利上げと通貨高の関係

本日11日、メキシコの金融政策決定会合が予定されている。メキシコは6、8、9月と過去3回連続で0.25%の利上げを行ったが、今週発表された物価統計が予想以上にインフレ懸念を高める内容だったこともあり、4回連続で利上げするとの見方が強まっている。

ところで、普通、金利上昇は通貨高要因だ。では、今回メキシコが4回連続の利上げを決めたらメキシコペソは一段の上昇に向かうだろうか。少なくとも、過去3回の利上げは必ずしも通貨高につながらなかった(図表1参照)。その意味では、単純に「メキシコ利上げ=メキシコペソ高」ということでもなさそうだ。

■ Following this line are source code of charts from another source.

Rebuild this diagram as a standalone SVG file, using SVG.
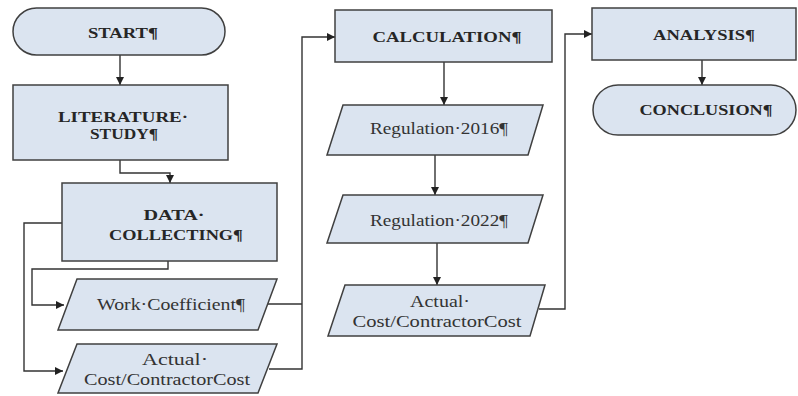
<svg xmlns="http://www.w3.org/2000/svg" width="798" height="396" viewBox="0 0 798 396">
<style>
.shape{fill:#dbe4f0;stroke:#404040;stroke-width:1.5}
.b{font-family:"Liberation Serif","Times New Roman",serif;font-weight:bold;font-size:15px;fill:#262626;text-anchor:middle}
.r{font-family:"Liberation Serif","Times New Roman",serif;font-size:16px;fill:#333;text-anchor:middle}
.c{fill:none;stroke:#333;stroke-width:1.4}
</style>
<defs>
<marker id="ah" viewBox="0 0 10 10" refX="10" refY="5" markerWidth="8" markerHeight="8" markerUnits="userSpaceOnUse" orient="auto">
<path d="M0,0 L10,5 L0,10 z" fill="#222"/>
</marker>
</defs>
<rect width="798" height="396" fill="#fff"/>
<g id="connectors">
<path class="c" d="M120,55 V85" marker-end="url(#ah)"/>
<path class="c" d="M120,160 V173 H170 V183" marker-end="url(#ah)"/>
<path class="c" d="M168,261 V269 H32 V305 H64" marker-end="url(#ah)"/>
<path class="c" d="M62,223 H24 V371 H63" marker-end="url(#ah)"/>
<path class="c" d="M268,304 H302"/>
<path class="c" d="M269,369 H302 V37 H335" marker-end="url(#ah)"/>
<path class="c" d="M444,62 V105" marker-end="url(#ah)"/>
<path class="c" d="M435,155 V195" marker-end="url(#ah)"/>
<path class="c" d="M437,243 V285" marker-end="url(#ah)"/>
<path class="c" d="M539,309 H565 V34 H592" marker-end="url(#ah)"/>
<path class="c" d="M702,60 V85" marker-end="url(#ah)"/>
</g>
<g id="start">
<rect class="shape" x="13" y="8" width="212" height="47" rx="23.5"/>
<text class="b" x="123" y="38" textLength="70" lengthAdjust="spacingAndGlyphs">START¶</text>
</g>
<g id="literature">
<rect class="shape" x="13" y="85" width="215" height="75"/>
<text class="b" x="123" y="122" textLength="130" lengthAdjust="spacingAndGlyphs">LITERATURE·</text>
<text class="b" x="124" y="139" textLength="68" lengthAdjust="spacingAndGlyphs">STUDY¶</text>
</g>
<g id="data">
<rect class="shape" x="62" y="183" width="215" height="78"/>
<text class="b" x="174" y="220" textLength="61" lengthAdjust="spacingAndGlyphs">DATA·</text>
<text class="b" x="176" y="240" textLength="134" lengthAdjust="spacingAndGlyphs">COLLECTING¶</text>
</g>
<g id="work">
<polygon class="shape" points="77,279 277,279 258,330 58,330"/>
<text class="r" x="171" y="310" textLength="148" lengthAdjust="spacingAndGlyphs">Work·Coefficient¶</text>
</g>
<g id="actual1">
<polygon class="shape" points="77,344 277,344 258,393 58,393"/>
<text class="r" x="175" y="365" textLength="66" lengthAdjust="spacingAndGlyphs">Actual·</text>
<text class="r" x="167" y="385" textLength="166" lengthAdjust="spacingAndGlyphs">Cost/ContractorCost</text>
</g>
<g id="calculation">
<rect class="shape" x="335" y="10" width="217" height="52"/>
<text class="b" x="447" y="42" textLength="149" lengthAdjust="spacingAndGlyphs">CALCULATION¶</text>
</g>
<g id="reg2016">
<polygon class="shape" points="343,105 543,105 528,155 327,155"/>
<text class="r" x="439" y="134" textLength="138" lengthAdjust="spacingAndGlyphs">Regulation·2016¶</text>
</g>
<g id="reg2022">
<polygon class="shape" points="343,195 543,195 528,243 327,243"/>
<text class="r" x="439" y="226" textLength="138" lengthAdjust="spacingAndGlyphs">Regulation·2022¶</text>
</g>
<g id="actual2">
<polygon class="shape" points="345,285 545,285 530,336 328,336"/>
<text class="r" x="440" y="307" textLength="60" lengthAdjust="spacingAndGlyphs">Actual·</text>
<text class="r" x="437" y="327" textLength="169" lengthAdjust="spacingAndGlyphs">Cost/ContractorCost</text>
</g>
<g id="analysis">
<rect class="shape" x="592" y="8" width="204" height="52"/>
<text class="b" x="704" y="40" textLength="102" lengthAdjust="spacingAndGlyphs">ANALYSIS¶</text>
</g>
<g id="conclusion">
<rect class="shape" x="593" y="85" width="203" height="50" rx="25"/>
<text class="b" x="706" y="115" textLength="133" lengthAdjust="spacingAndGlyphs">CONCLUSION¶</text>
</g>
</svg>
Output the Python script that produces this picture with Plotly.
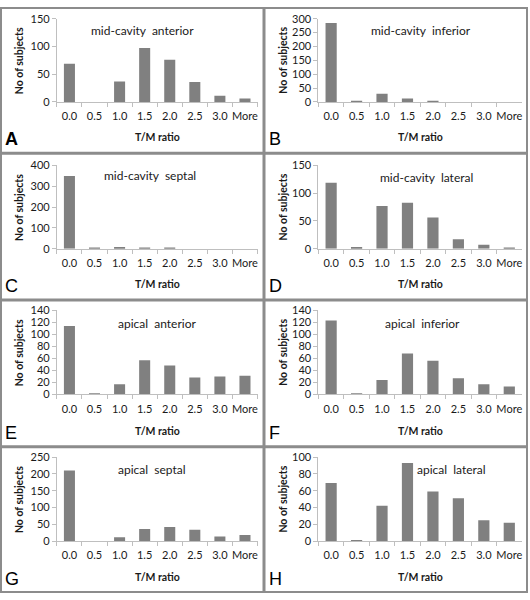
import plotly.graph_objects as go

categories = ["0.0", "0.5", "1.0", "1.5", "2.0", "2.5", "3.0", "More"]

panel_letters = ["A", "B", "C", "D", "E", "F", "G", "H"]
panel_titles = [
    "mid-cavity  anterior", "mid-cavity  inferior",
    "mid-cavity  septal", "mid-cavity  lateral",
    "apical  anterior", "apical  inferior",
    "apical  septal", "apical  lateral",
]

mid_anterior = [69, 0, 37, 97, 76, 36, 11, 6]
mid_inferior = [285, 2, 29, 12, 3, 0, 0, 0]
mid_septal = [350, 1, 8, 5, 1, 0, 0, 0]
mid_lateral = [119, 3, 77, 83, 56, 17, 7, 1]
apical_anterior = [114, 1, 17, 57, 48, 28, 30, 31]
apical_inferior = [123, 1, 24, 68, 56, 27, 17, 13]
apical_septal = [210, 0, 12, 36, 42, 34, 14, 18]
apical_lateral = [69, 1, 42, 93, 59, 51, 25, 22]

series = [mid_anterior, mid_inferior, mid_septal, mid_lateral,
          apical_anterior, apical_inferior, apical_septal, apical_lateral]

y_max = [150, 300, 400, 150, 140, 140, 250, 100]
y_dtick = [50, 50, 100, 50, 20, 20, 50, 20]

x_title = "T/M ratio"
y_title = "No of subjects"

W, H = 530, 600
BAR = "#808080"
AXIS = "#bfbfbf"
FRAME = "#8c8c8c"
FONT = "Lato"
TXT = "#1a1a1a"

fig = go.Figure()

col_x = [(57, 258), (319, 523)]
row_top = [0, 150, 300, 450]
row_plot = [(12, 97), (162, 247), (310, 396), (460, 546)]
title_pos = [(143, 24), (422, 24), (150, 172), (427, 174),
             (157, 323), (423, 323), (152, 473), (452, 473)]


def px(x):
    return x / W


def py(y):
    return 1 - y / H


annotations = []
shapes = []
for i in range(8):
    r, c = divmod(i, 2)
    n = i + 1
    xa = "x" if n == 1 else f"x{n}"
    ya = "y" if n == 1 else f"y{n}"
    fig.add_trace(go.Bar(
        x=categories, y=series[i], marker=dict(color=BAR, line=dict(width=0)),
        xaxis=xa, yaxis=ya, showlegend=False, width=0.44, hoverinfo="skip",
    ))
    x0, x1 = col_x[c]
    yt, yb = row_plot[r]
    xkey = "xaxis" if n == 1 else f"xaxis{n}"
    ykey = "yaxis" if n == 1 else f"yaxis{n}"
    fig.update_layout(**{
        xkey: dict(
            domain=[px(x0), px(x1)], anchor=ya, type="category",
            categoryorder="array", categoryarray=categories,
            range=[-0.5, 7.5], showline=True, linecolor=AXIS, linewidth=1,
            ticks="outside", tickson="boundaries", ticklen=4, tickcolor=AXIS,
            showgrid=False, zeroline=False, ticklabelstandoff=4, tickangle=0,
            tickfont=dict(family=FONT, size=11, color=TXT),
        ),
        ykey: dict(
            domain=[py(yb), py(yt)], anchor=xa, range=[0, y_max[i]],
            dtick=y_dtick[i], tick0=0, showline=True, linecolor=AXIS,
            linewidth=1, ticks="outside", ticklen=4, tickcolor=AXIS,
            showgrid=False, zeroline=False,
            tickfont=dict(family=FONT, size=11, color=TXT),
        ),
    })
    # panel title
    tx, ty = title_pos[i]
    annotations.append(dict(
        text=panel_titles[i], x=px(tx), y=py(ty), xref="paper", yref="paper",
        showarrow=False, xanchor="center", yanchor="middle",
        font=dict(family=FONT, size=12, color=TXT),
    ))
    # x title
    annotations.append(dict(
        text=f"<b>{x_title}</b>", x=px((x0 + x1) / 2), y=py(row_top[r] + 133),
        xref="paper", yref="paper", showarrow=False, xanchor="center",
        yanchor="middle", font=dict(family=FONT, size=10.5, color=TXT),
    ))
    # y title
    annotations.append(dict(
        text=f"<b>{y_title}</b>", x=px(c * 265 + 19), y=py((yt + yb) / 2),
        xref="paper", yref="paper", showarrow=False, xanchor="center",
        yanchor="middle", textangle=-90,
        font=dict(family=FONT, size=10.5, color=TXT),
    ))
    # panel letter
    letter = f"<b>{panel_letters[i]}</b>" if i == 0 else panel_letters[i]
    annotations.append(dict(
        text=letter, x=px(c * 265 + 3), y=py(row_top[r] + 135),
        xref="paper", yref="paper", showarrow=False, xanchor="left",
        yanchor="middle", font=dict(family="Liberation Sans", size=18, color="#000"),
    ))

# frames
for r in range(4):
    for c in range(2):
        x0 = 1 if c == 0 else 265
        x1 = 264 if c == 0 else 528
        y0 = 1 if r == 0 else row_top[r]
        y1 = row_top[r] + 149 if r < 3 else 598
        shapes.append(dict(
            type="rect", xref="paper", yref="paper",
            x0=px(x0), x1=px(x1), y0=py(y1), y1=py(y0),
            line=dict(color=FRAME, width=2), fillcolor="rgba(0,0,0,0)",
        ))

fig.update_layout(
    width=W, height=H, margin=dict(l=0, r=0, t=0, b=0),
    paper_bgcolor="white", plot_bgcolor="white",
    annotations=annotations, shapes=shapes, bargap=0.56,
)

fig.write_html(
    "out.html",
    config={"displayModeBar": False, "responsive": False},
    post_script="document.documentElement.style.margin='0';document.body.style.margin='0';document.body.style.padding='0';document.body.style.overflow='hidden';",
)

【図表1】メキシコペソ/円と90日MA (2021年1月~)
出所:リフィニティブ社データをもとにマネックス証券が作成

上述のように、メキシコは6、8、9月と3回連続で利上げを決めた。ただ、その中でメキシコペソ/円は5.4~5.6円中心といったこの間の高値圏で一進一退が続いた。少なくとも、政策金利を3回連続で上げた割に、メキシコペソ/円が一段高になったわけではなかったようだが、それはなぜか?

メキシコペソ/円が最近推移する5.5円前後の水準は、過去5年の平均値である5年MA(移動平均線)の水準とほぼ重なる(図表2参照)。経験的に、メキシコペソ/円などの新興国通貨にとって、5年MAは中長期的にほぼ上限となってきた。その意味では、連続利上げにもかかわらず、メキシコペソが上げ渋る展開となってきたのは、すでに中長期的には高値警戒域に達したことが大きいのではないか。

【図表2】メキシコペソ/円と5年MA (2006年~)
出所:リフィニティブ社データをもとにマネックス証券が作成

ところで、メキシコペソ/円がそんな5年MAを比較的長く、大きく上回ったのは2015年前後のことだった(図表3参照)。これは、アベノミクスの中で黒田日銀総裁主導の大胆な金融緩和から円が一段安となった局面だった。

【図表3】メキシコペソ/円の5年MAからのかい離率 (2006年~)
出所:リフィニティブ社データをもとにマネックス証券が作成

以上のように見ると、メキシコペソ/円の場合も、円安(対米ドル)が大きく進まない限り、メキシコペソ自体すでに中長期的な高値警戒圏に達している可能性があるため、メキシコ連続利上げに伴うメキシコペソ/円上昇には自ずと限度があるのではないかと推測する。